Oregon Rental Lease Agreements are a set of documents designed to give control of a property from the owner over to a temporary renter. The renter (known as the tenant) can will typically use the property for residential purposes, although some leases allow the property to be used for commercial purposes. Selling or leasing property in Oregon requires a Property Management License or a Real Estate Broker License.
As each lease covers completely different properties in different areas being used for different purposes, each lease is unique and requires careful reading, although most will have common provisions (such as the cost of rent and when it is due). Careful reading can ensure the tenant is aware of any special clauses and considerations and can avoid breaking them.
Form Description Types
Oregon Rental Laws
All laws are pursuant to Or. Rev. Stat. 90.100 to 91.225.
While there is no state cap on how much a landlord can charge for a security deposit, the landlord may not charge a security deposit during the tenant’s first year on the property, unless the lease has been altered to allow the tenant to keep or have a pet. If the landlord has taken a security deposit, it must be returned within thirty one (31) days of the tenant vacating the property, with an itemized list of any and all deductions the landlord has taken.
All leases will specify when the rent is due (typically the first of the month) and what amount it is. Failure to pay rent on time and in full may result in a late fee. Under Oregon state law, a late fee may not be charged until the rent is four (4) days late and a late fee policy must be disclosed in the lease. A daily late fee cannot add up to more than five (5) percent of the total rent.
Under a One Year (or longer) Lease, rent cannot be increased or otherwise altered until the lease has terminated and is up for renewal, unless a rent increase is provided for in the original lease. In a Month to Month Lease, the landlord must give the tenant thirty (30) days written notice before increasing the rent, unless the tenancy has continued for more than a year in which case the landlord must give the tenant sixty (60) days written notice.
Under Oregon state law if the landlord fails to supply essential repairs or services, the tenant may, after waiting a reasonable time and giving the landlord reasonable access to the property withhold rent until the repair is made. Alternately the tenant may arrange for the repair themselves and deduct the cost from the rent.
In a Month to Month Lease, the eviction proceedings are reasonably straightforward; A landlord may serve the tenant thirty (30) days written notice to vacate at their discretion. Under a One Year Lease, the method the landlord must get an Eviction Order from a Judge, and the process to reach that point depends on the reason for eviction.

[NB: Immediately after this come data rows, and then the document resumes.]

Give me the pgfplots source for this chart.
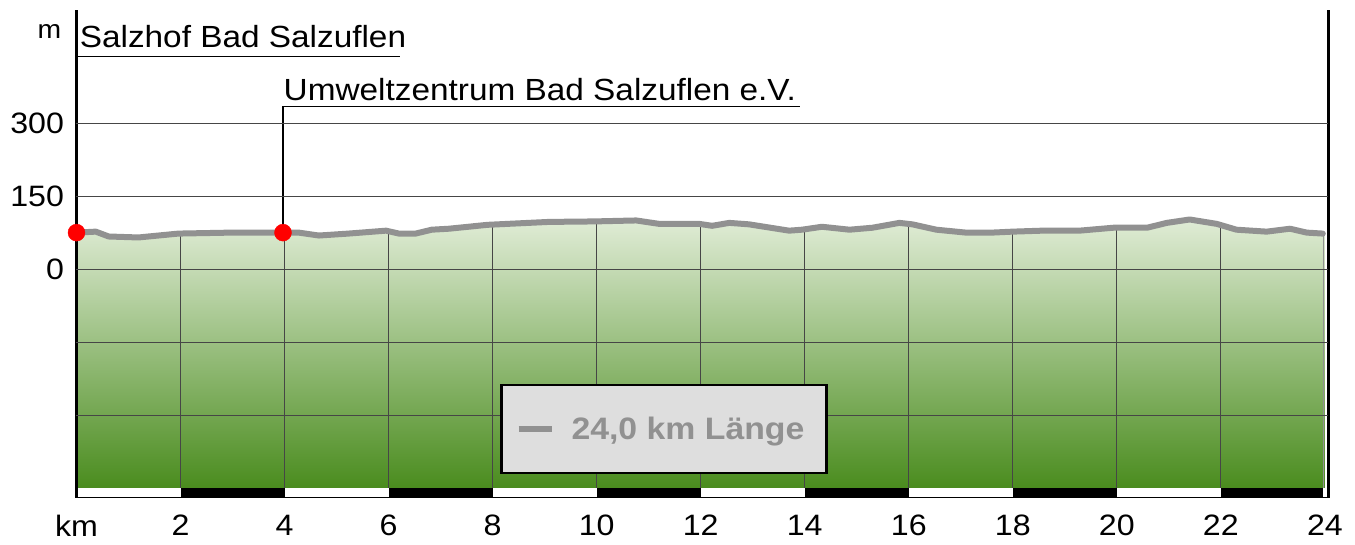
\documentclass[border=0pt]{standalone}
\usepackage{fontspec}
\setmainfont[FakeStretch=1.09]{Liberation Sans}
\usepackage{pgfplots}
\pgfplotsset{compat=1.18}
\definecolor{prof}{RGB}{145,145,145}
\definecolor{gtop}{RGB}{224,236,214}
\definecolor{gbot}{RGB}{74,140,30}
\definecolor{gridc}{RGB}{70,70,70}
\definecolor{legfill}{RGB}{222,222,222}
\begin{document}
\begin{tikzpicture}
\begin{axis}[
  scale only axis, width=1251.5pt, height=488pt,
  xmin=0, xmax=24.06, ymin=-470, ymax=534,
  clip=false,
  axis line style={draw=none},
  axis on top,
  xtick={0,2,4,6,8,10,12,14,16,18,20,22,24},
  xticklabels={km,2,4,6,8,10,12,14,16,18,20,22,24},
  ytick={-300,-150,0,150,300},
  yticklabels={,,0,150,300},
  ymajorgrids,
  major grid style={draw=gridc, line width=0.8pt},
  tick style={draw=none},
  /pgf/number format/assume math mode=true,
  ticklabel style={font=\fontsize{29.5}{34}\selectfont},
  yticklabel style={xshift=-9pt},
  xticklabel style={yshift=-17pt, inner ysep=0pt},
  legend style={at={(0.4694,0.1414)}, anchor=center, fill=legfill, draw=black,
    line width=2.5pt, inner xsep=14pt, inner ysep=32pt,
    nodes={inner sep=0pt},
    font=\fontsize{31}{36}\selectfont\bfseries},
  legend image code/.code={\draw[#1, line cap=butt] (0pt,0pt) -- (33pt,0pt); \path[draw=none] (0pt,0pt) -- (53pt,0pt);},
]
% terrain fill
\addplot[draw=none, top color=gtop, bottom color=gbot, forget plot] coordinates {
(0,76) (0.37,78) (0.62,68) (1.19,66) (1.96,74) (2.98,76) (3.95,76) (4.27,76)
(4.66,70) (5.23,74) (5.95,80) (6.20,74) (6.52,74) (6.83,82) (7.16,84) (7.9,92)
(9.08,98) (9.95,99) (10.76,101) (11.2,94) (11.97,94) (12.22,90) (12.55,96)
(12.93,93) (13.7,80) (13.95,82) (14.33,88) (14.86,82) (15.3,86) (15.82,96)
(16.07,93) (16.53,82) (17.1,76) (17.6,76) (18.0,78) (18.57,80) (19.28,80)
(19.93,86) (20.58,86) (20.96,96) (21.4,103) (21.92,94) (22.3,82) (22.88,78)
(23.33,84) (23.65,76) (24.0,74) (24.0,-450) (0,-450)};
% vertical grid lines inside the terrain
\draw[gridc, line width=0.8pt] (axis cs:2,-450) -- (axis cs:2,72);
\draw[gridc, line width=0.8pt] (axis cs:4,-450) -- (axis cs:4,76);
\draw[gridc, line width=0.8pt] (axis cs:6,-450) -- (axis cs:6,78);
\draw[gridc, line width=0.8pt] (axis cs:8,-450) -- (axis cs:8,90);
\draw[gridc, line width=0.8pt] (axis cs:10,-450) -- (axis cs:10,98);
\draw[gridc, line width=0.8pt] (axis cs:12,-450) -- (axis cs:12,92);
\draw[gridc, line width=0.8pt] (axis cs:14,-450) -- (axis cs:14,80);
\draw[gridc, line width=0.8pt] (axis cs:16,-450) -- (axis cs:16,92);
\draw[gridc, line width=0.8pt] (axis cs:18,-450) -- (axis cs:18,76);
\draw[gridc, line width=0.8pt] (axis cs:20,-450) -- (axis cs:20,84);
\draw[gridc, line width=0.8pt] (axis cs:22,-450) -- (axis cs:22,90);
\draw[prof, line width=0.8pt] (axis cs:23.97,-450) -- (axis cs:23.97,72);
% km strip
\fill[white] (axis cs:0,-450) rectangle (axis cs:24.06,-470);
\fill[black] (axis cs:2,-450) rectangle (axis cs:4,-470);
\fill[black] (axis cs:6,-450) rectangle (axis cs:8,-470);
\fill[black] (axis cs:10,-450) rectangle (axis cs:12,-470);
\fill[black] (axis cs:14,-450) rectangle (axis cs:16,-470);
\fill[black] (axis cs:18,-450) rectangle (axis cs:20,-470);
\fill[black] (axis cs:22,-450) rectangle (axis cs:23.97,-470);
\draw[black, line width=1.5pt] (axis cs:0,-469) -- (axis cs:24.06,-469);
% profile
\addplot[prof, line width=6pt, line join=round, line cap=round] coordinates {
(0,76) (0.37,78) (0.62,68) (1.19,66) (1.96,74) (2.98,76) (3.95,76) (4.27,76)
(4.66,70) (5.23,74) (5.95,80) (6.20,74) (6.52,74) (6.83,82) (7.16,84) (7.9,92)
(9.08,98) (9.95,99) (10.76,101) (11.2,94) (11.97,94) (12.22,90) (12.55,96)
(12.93,93) (13.7,80) (13.95,82) (14.33,88) (14.86,82) (15.3,86) (15.82,96)
(16.07,93) (16.53,82) (17.1,76) (17.6,76) (18.0,78) (18.57,80) (19.28,80)
(19.93,86) (20.58,86) (20.96,96) (21.4,103) (21.92,94) (22.3,82) (22.88,78)
(23.33,84) (23.65,76) (23.96,74)};
\addlegendentry{\textcolor{prof}{24,0 km Länge}\hspace*{8pt}}
% waypoint labels
\draw[black, line width=1.5pt] (axis cs:0,438) -- (axis cs:6.22,438);
\node[anchor=base west, inner sep=0pt, font=\fontsize{30.6}{36}\selectfont] at (axis cs:0.06,456) {Salzhof Bad Salzuflen};
\draw[black, line width=1.5pt] (axis cs:3.97,76) -- (axis cs:3.97,335) -- (axis cs:13.91,335);
\node[anchor=base west, inner sep=0pt, font=\fontsize{30.6}{36}\selectfont] at (axis cs:3.98,348) {Umweltzentrum Bad Salzuflen e.V.};
% waypoints
\addplot[only marks, mark=*, mark size=8.5pt, red, forget plot] coordinates {(0,76) (3.97,76)};
% axis lines
\draw[black, line width=3pt] (rel axis cs:0,0) -- (rel axis cs:0,1);
\draw[black, line width=3pt] (rel axis cs:1,0) -- (rel axis cs:1,1);
\node[anchor=base, inner sep=0pt, font=\fontsize{26}{30}\selectfont] at (axis cs:-0.52,476) {m};
\end{axis}
\path[use as bounding box] (-76.5pt,-47pt) rectangle (1278.5pt,498pt);
\end{tikzpicture}
\end{document}
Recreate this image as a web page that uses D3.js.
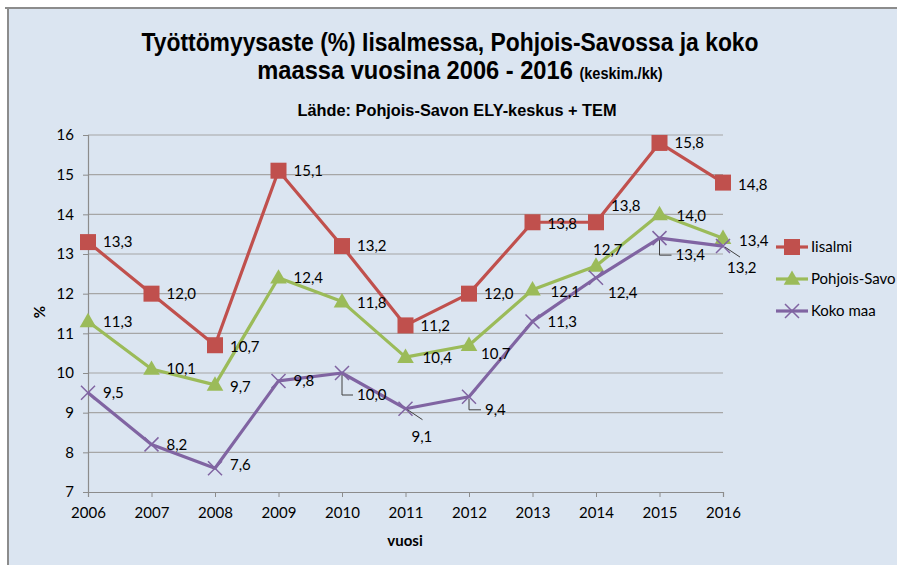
<!DOCTYPE html>
<html>
<head>
<meta charset="utf-8">
<script src="https://cdn.jsdelivr.net/npm/d3@7/dist/d3.min.js"></script>
<style>
  body { margin: 0; background: #fff; }
  svg { display: block; }
</style>
</head>
<body>
<div id="chart"></div>
<script>
let years = [2006, 2007, 2008, 2009, 2010, 2011, 2012, 2013, 2014, 2015, 2016];
let yTicks = [7, 8, 9, 10, 11, 12, 13, 14, 15, 16];
let seriesNames = ['Iisalmi', 'Pohjois-Savo', 'Koko maa'];
let iisalmi = [13.3, 12.0, 10.7, 15.1, 13.2, 11.2, 12.0, 13.8, 13.8, 15.8, 14.8];
let pohjoisSavo = [11.3, 10.1, 9.7, 12.4, 11.8, 10.4, 10.7, 12.1, 12.7, 14.0, 13.4];
let kokoMaa = [9.5, 8.2, 7.6, 9.8, 10.0, 9.1, 9.4, 11.3, 12.4, 13.4, 13.2];

// label offsets (dx, dy) from the point, plus optional leader type
let labelPos = [
    [[15, 0], [15, 0], [15, 2], [15, 0], [15, 0], [15, 0], [15, 0], [15, 1], [15, -17], [15, 0], [15, 2]],
    [[15, 0], [15, 0], [15, 2], [15, 0], [15, 1], [17, 1], [12, 9], [18, 2], [-3, -16], [17, 1], [16, 3]],
    [[15, 0], [15, 0], [15, -3], [15, 0], ['L', 15, 22], ['D', 6, 28], ['L', 16, 13], [15, 0], [12, 15], ['L', 16, 17], ['D', 4, 22]]
];

let colors = ['#c0504d', '#9bbb59', '#8064a2'];
let W = 897, H = 565;
let numFont = 'Lato, "Open Sans", sans-serif';
let titleFont = '"Liberation Sans", Arial, sans-serif';

let svg = d3.select('#chart').append('svg')
    .attr('width', W)
    .attr('height', H);

// frame
svg.append('rect').attr('x', 8).attr('y', 8).attr('width', W).attr('height', H)
    .attr('fill', '#dbe5f1');
svg.append('line').attr('x1', 5).attr('x2', W).attr('y1', 8).attr('y2', 8)
    .attr('stroke', '#8c8c8c').attr('stroke-width', 2);
svg.append('line').attr('x1', 8).attr('x2', 8).attr('y1', 8).attr('y2', H)
    .attr('stroke', '#8c8c8c').attr('stroke-width', 2);

// titles (condensed a bit, like the original)
function condensed(cx, cy, sx) {
    return svg.append('text')
        .attr('transform', 'translate(' + cx + ',' + cy + ') scale(' + sx + ',1)')
        .attr('text-anchor', 'middle')
        .style('font-family', titleFont)
        .style('font-weight', 'bold')
        .style('fill', '#000');
}
condensed(450, 51, 0.88).style('font-size', '26px')
    .text('Työttömyysaste (%) Iisalmessa, Pohjois-Savossa ja koko');
let t2 = condensed(460, 79, 0.91).style('font-size', '26px');
t2.append('tspan').text('maassa vuosina 2006 - 2016 ');
t2.append('tspan').style('font-size', '16px').text('(keskim./kk)');

condensed(457, 116, 0.96).style('font-size', '17px')
    .text('Lähde: Pohjois-Savon ELY-keskus + TEM');

let x = d3.scaleLinear().domain([2006, 2016]).range([88, 723]);
let y = d3.scaleLinear().domain([7, 16]).range([492, 135]);

// gridlines
svg.append('g').selectAll('line')
    .data(yTicks.slice(1))
    .enter().append('line')
    .attr('x1', x(2006)).attr('x2', x(2016))
    .attr('y1', d => y(d)).attr('y2', d => y(d))
    .attr('stroke', '#a6a6a6').attr('stroke-width', 1.2);

let yAxis = svg.append('g')
    .attr('transform', 'translate(' + x(2006) + ',0)')
    .call(d3.axisLeft(y).tickValues(yTicks).tickSize(5).tickPadding(9).tickFormat(d3.format('d')));
let xAxis = svg.append('g')
    .attr('transform', 'translate(0,' + y(7) + ')')
    .call(d3.axisBottom(x).tickValues(years).tickSize(5).tickPadding(10).tickFormat(d3.format('d')));

[yAxis, xAxis].forEach(a => {
    a.select('.domain').attr('stroke', '#8c8c8c').attr('stroke-width', 1.2);
    a.selectAll('.tick line').attr('stroke', '#8c8c8c');
    a.selectAll('text').style('font-family', numFont).style('font-size', '15px').style('fill', '#000');
});

svg.append('text')
    .attr('x', 405).attr('y', 546)
    .attr('text-anchor', 'middle')
    .style('font-family', numFont)
    .style('font-weight', 'bold')
    .style('font-size', '15px')
    .text('vuosi');
svg.append('text')
    .attr('transform', 'translate(45,312) rotate(-90)')
    .attr('text-anchor', 'middle')
    .style('font-family', numFont)
    .style('font-weight', 'bold')
    .style('font-size', '15px')
    .text('%');

let allSeries = [iisalmi, pohjoisSavo, kokoMaa];
let line = d3.line()
    .x((d, i) => x(years[i]))
    .y(d => y(d));

function drawMarker(g, type, cx, cy, color) {
    if (type === 0) {
        g.append('rect').attr('x', cx - 8).attr('y', cy - 8).attr('width', 16).attr('height', 16)
            .attr('fill', color);
    } else if (type === 1) {
        g.append('path').attr('d', d3.symbol().type(d3.symbolTriangle).size(120)())
            .attr('transform', 'translate(' + cx + ',' + (cy + 1) + ')')
            .attr('fill', color);
    } else {
        g.append('path')
            .attr('d', 'M' + (cx - 7) + ',' + (cy - 7) + 'L' + (cx + 7) + ',' + (cy + 7) +
                'M' + (cx - 7) + ',' + (cy + 7) + 'L' + (cx + 7) + ',' + (cy - 7))
            .attr('stroke', color).attr('stroke-width', 1.5).attr('fill', 'none');
    }
}

let plot = svg.append('g');
allSeries.forEach((s, k) => {
    plot.append('path')
        .datum(s)
        .attr('d', line)
        .attr('fill', 'none')
        .attr('stroke', colors[k])
        .attr('stroke-width', 3.2)
        .attr('stroke-linejoin', 'round');
    s.forEach((v, i) => drawMarker(plot, k, x(years[i]), y(v), colors[k]));
});

// data labels
let labels = svg.append('g');
allSeries.forEach((s, k) => {
    s.forEach((v, i) => {
        let p = labelPos[k][i], px = x(years[i]), py = y(v), dx, dy;
        if (p[0] === 'L') {
            dx = p[1]; dy = p[2];
            labels.append('path')
                .attr('d', 'M' + px + ',' + (py + 2) + 'V' + (py + dy) + 'H' + (px + dx - 4))
                .attr('stroke', '#404040').attr('fill', 'none').attr('stroke-width', 1);
        } else if (p[0] === 'D') {
            dx = p[1]; dy = p[2];
            labels.append('line')
                .attr('x1', px + 2).attr('y1', py + 1)
                .attr('x2', px + 17).attr('y2', py + 11)
                .attr('stroke', '#404040').attr('stroke-width', 1);
        } else {
            dx = p[0]; dy = p[1];
        }
        labels.append('text')
            .attr('x', px + dx).attr('y', py + dy)
            .attr('dy', '0.35em')
            .style('font-family', numFont)
            .style('font-size', '15px')
            .style('fill', '#000')
            .text(d3.format('.1f')(v).replace('.', ','));
    });
});

// legend
let legend = svg.append('g');
seriesNames.forEach((name, k) => {
    let ly = 247 + k * 32;
    legend.append('line').attr('x1', 776).attr('x2', 808).attr('y1', ly).attr('y2', ly)
        .attr('stroke', colors[k]).attr('stroke-width', 3.2);
    drawMarker(legend, k, 792, ly, colors[k]);
    legend.append('text')
        .attr('x', 811).attr('y', ly).attr('dy', '0.35em')
        .style('font-family', numFont)
        .style('font-size', '15px')
        .text(name);
});
</script>
</body>
</html>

If the eviction is due to nonpayment of rent, the landlord must serve the tenant with a Pay or Quit Notice. If the rent is 5 (five) days late the Pay or Quit Notice will give the tenant six (6) days to Pay or Vacate the property before eviction proceedings begin. If the rent is eight (8) days late, the Pay or Quit Notice will give the tenant three (3) days to pay or vacate the property.
If the eviction is due to another violation of the lease, the landlord must serve the tenant with written notice of the violation. The landlord must then give the tenant fourteen (14) days to repair the violation, followed by another sixteen (16) to vacate. If the violation is due to a forbidden or illegal pet, the written notice will only give the tenant ten (10) days to remove the pet.
In Oregon it is illegal to discriminate (IE deny housing, alter rent etc.) for the following reasons:
- race, color, national origin, religion, sex, family status, marital status, source of income, sexual orientation, gender identity, military status, disability (physical or mental) or history of being a victim of domestic violence
Landlord Entering Home
A landlord in Oregon cannot enter rented property without giving twenty four (24) hours notice, and at a reasonable time for a reasonable purpose, except in emergencies.